San Bernardino: Behind the Scenes - rbcgerard
https://www.zdziarski.com/blog/?p=6335
======
pasbesoin
Context -- enough to make me interested in this post:

"About Me"
[https://www.zdziarski.com/blog/?page_id=202](https://www.zdziarski.com/blog/?page_id=202)

"I wasn’t originally going to dig into some of the ugly details about San
Bernardino, but with FBI Director Comey’s latest actions to publicly embarrass
Hillary Clinton (who I don’t support), or to possibly tip the election towards
Donald Trump (who I also don’t support), I am getting to learn more about
James Comey and from what I’ve learned, a pattern of pushing a private agenda
seems to be emerging. This is relevant because the San Bernardino iPhone
matter saw numerous accusations of pushing a private agenda by Comey as well;
that it was a power grab for the bureau and an attempt to get a court
precedent to force private business to backdoor encryption, while lying to the
public and possibly misleading the courts under the guise of terrorism...

"The reason I bring this up is that Comey’s public facing story was that
“anyone with an idea” can come to the FBI and help them out, and it made the
FBI sound reasonable to the general public. This clearly wasn’t true, and what
was going on behind the scenes was quite the opposite. I’m not some crazy anon
either approaching FBI with some crack pot solution; I had a working
relationship with them, and had assisted them many times before, usually pro-
bono (as I did with many other agencies). The people knew me and had a mutual
professional level of trust you would expect in cases such as this.
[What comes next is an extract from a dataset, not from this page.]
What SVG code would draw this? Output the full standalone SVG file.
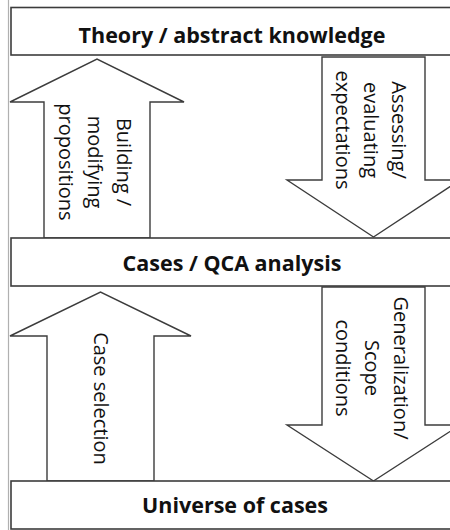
<svg xmlns="http://www.w3.org/2000/svg" width="450" height="530" viewBox="0 0 450 530">
<style>
.box{fill:#fff;stroke:#3c3c3c;stroke-width:1.6}
.arr{fill:#fff;stroke:#3c3c3c;stroke-width:1.4;stroke-linejoin:miter}
.title{font-family:"Open Sans","Liberation Sans",sans-serif;font-weight:bold;font-size:21.5px;fill:#111;text-anchor:middle}
.lbl{font-family:"Open Sans","Liberation Sans",sans-serif;font-size:20px;fill:#111;text-anchor:middle}
</style>
<rect width="450" height="530" fill="#fff"/>
<line x1="8.5" y1="0" x2="8.5" y2="530" stroke="#b0b0b0" stroke-width="1.2"/>
<g id="connectors">
  <g id="arrow-building">
    <polygon class="arr" points="44,238 44,102 10,102 97,59 184,102 150,102 150,238"/>
    <text class="lbl" transform="translate(0,162) rotate(90)"><tspan x="0" y="-117">Building /</tspan><tspan x="0" y="-88">modifying</tspan><tspan x="0" y="-59">propositions</tspan></text>
  </g>
  <g id="arrow-assessing">
    <polygon class="arr" points="322,57 425,57 425,180 460,180 373.5,237 287,180 322,180"/>
    <text class="lbl" transform="translate(0,130) rotate(90)"><tspan x="0" y="-392">Assessing/</tspan><tspan x="0" y="-364">evaluating</tspan><tspan x="0" y="-336">expectations</tspan></text>
  </g>
  <g id="arrow-case-selection">
    <polygon class="arr" points="47,481 47,336 10,336 100.5,292 191,336 154,336 154,481"/>
    <text class="lbl" transform="translate(0,398.5) rotate(90)"><tspan x="0" y="-93.5">Case selection</tspan></text>
  </g>
  <g id="arrow-generalization">
    <polygon class="arr" points="322,287 425,287 425,425 460,425 373.5,481 287,425 322,425"/>
    <text class="lbl" transform="translate(0,368) rotate(90)"><tspan x="0" y="-394">Generalization/</tspan><tspan x="0" y="-365">Scope</tspan><tspan x="0" y="-336">conditions</tspan></text>
  </g>
</g>
<g id="node-theory">
  <rect class="box" x="11" y="7.5" width="460" height="47.5"/>
  <text class="title" x="232" y="43">Theory / abstract knowledge</text>
</g>
<g id="node-cases">
  <rect class="box" x="11" y="238" width="460" height="48"/>
  <text class="title" x="232" y="271">Cases / QCA analysis</text>
</g>
<g id="node-universe">
  <rect class="box" x="11" y="481" width="460" height="48"/>
  <text class="title" x="235" y="513">Universe of cases</text>
</g>
</svg>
"Comey’s public story about exhausting all due diligence with the SB iPhone
was entirely false, and when he told both the courts and Congress this, he
made a false statement. The FBI pushed hard over the next month for a court
precedent, in spite of turning away help. When it became evident that the FBI
wasn’t going to win this case in court, suddenly a solution from out of
nowhere manifested. We paid a million dollars of our tax money for an unlock
that FBI could have done for about $100 with the right equipment."

------
hga
TL;DR: If you weren't already convinced FBI Director Comey is a political
weasel (and is there anyone anywhere on the spectrum of US political positions
who isn't convinced after the last two events?) and the FBI as a whole is
suspect, here's hard specifics on the handling and posturing WRT to the iPhone
owned by one of the San Bernardino terrorists.